Il disturbo da stress post-traumatico, contrariamente a quanto si possa pensare, non interessa solo reduci da guerre e sopravvissuti a disastri.
Di cosa si tratta
Il disturbo da stress post-traumatico è una forma di disagio mentale che insorge in soggetti che hanno vissuto o assistito a un evento traumatico.
Fu Freud che iniziò a studiarlo in pazienti affetti da isteria. Ma fu solo dall’attenta osservazione dei reduci da guerre che venne identificato per la prima volta, tanto da assumere il nome di “nevrosi da guerra”. Fu poi definitivamente spiegato in seguito all’osservazione dei sopravvissuti alla Guerra del Vietnam, venendo classificato tra i disturbi mentali ufficiali, nel 1980, nella prima edizione del Manuale diagnostico e statistico.
Secondo alcuni studi, effettuati su diverse aree del cervello, gli individui affetti da disturbo da stress post-traumatico producono livelli anomali di ormoni coinvolti nella risposta allo stress e alla paura.
Secondo il National Institute of Mental Health (NIMH) americano, il sintomo tipico di questo disturbo consiste nel rivivere ripetutamente l’esperienza traumatizzante sotto forma di flashback, ricordi, incubi o in occasione di anniversari e commemorazioni.
Il disturbo da stress post-traumatico nella gente comune
Oggi il disturbo da stress post-traumatico è diventato molto più frequente di quanto si possa pensare. Ricerche epidemiologiche, pubblicate di recente, rivelano che non è un’esclusiva dei soli veterani di guerra e sopravvissuti a catastrofi, ma appartiene piuttosto alla vita comune, come riportano nuovi studi: i maggiori individui a soffrire di questa patologia sono gli anziani, persone che hanno avuto attacchi di cuore, e donne malate di carcinoma mammario o che hanno subito violenza. È proprio tra le vittime di stupro che si evidenzia la più alta percentuale di insorgenza del disturbo da stress post-traumatico.

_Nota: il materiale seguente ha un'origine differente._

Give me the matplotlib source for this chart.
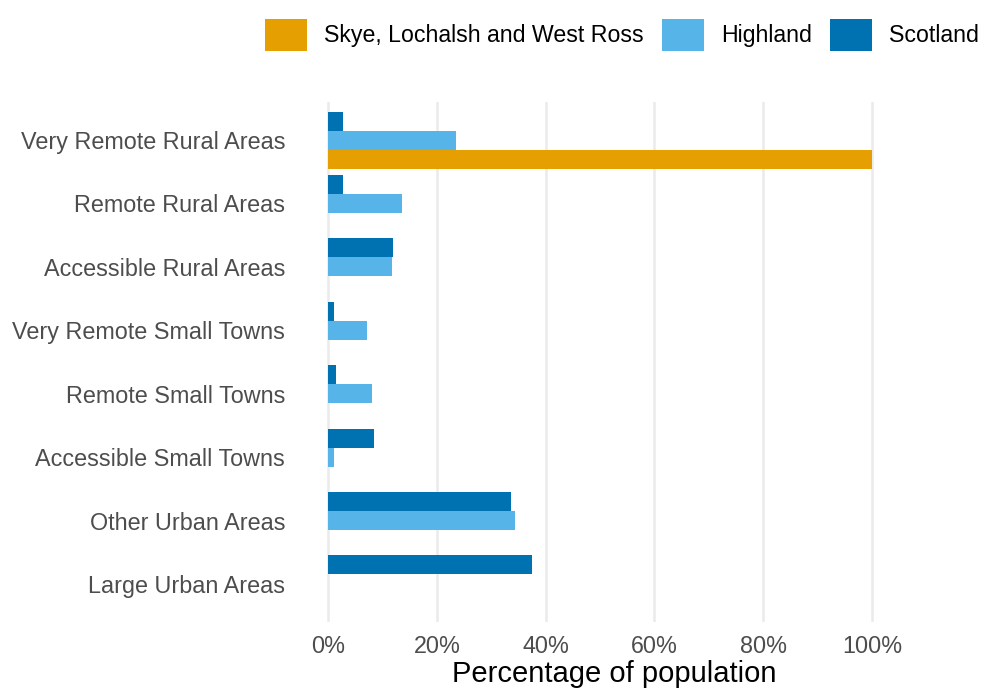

Da una metanalisi di 24 studi diversi si è addirittura scoperto che individui colpiti da attacco cardiaco, che hanno poi sviluppato un disturbo da stress post-traumatico, corrono un maggior rischio rispetto agli altri di andare incontro a un nuovo infarto, i cui sintomi sono detti “sintomi intrusivi” e si manifestano in due modi diversi:
- attraverso ricordi intensi dell’attacco, come se stesse succedendo nuovamente
- attraverso assenza di ricordo, anche se il ricordo in realtà c’è, inconsciamente, e riemerge con improvvisi flash-back e incubi notturni.
La terapia
Dal punto di vista clinico può essere trattato in più modi, poiché rientra nella classe generale dei disturbi d’ansia generalmente curati con la psicoterapia cognitivo-comportamentale.
Innanzitutto bisogna aiutare il paziente a identificare e controllare i pensieri e le convinzioni negative relativi all’evento traumatico vissuto.
Tra le tecniche utilizzate ci sono: l’esposizione, il rilassamento e la respirazione addominale, la ristrutturazione cognitiva e la desensibilizzazione e rielaborazione attraverso i movimenti oculari (Eye movement desensitisation and reprocessing).
A volte, però, diventa necessario il trattamento farmacologico: in genere si utilizzano antidepressivi che singolarmente non sono mai risolutivi, ma procurano solo un sollievo momentaneo dei sintomi. Per questo motivo si consiglia sempre di sottoporsi anche a sedute di psicoterapia individuale.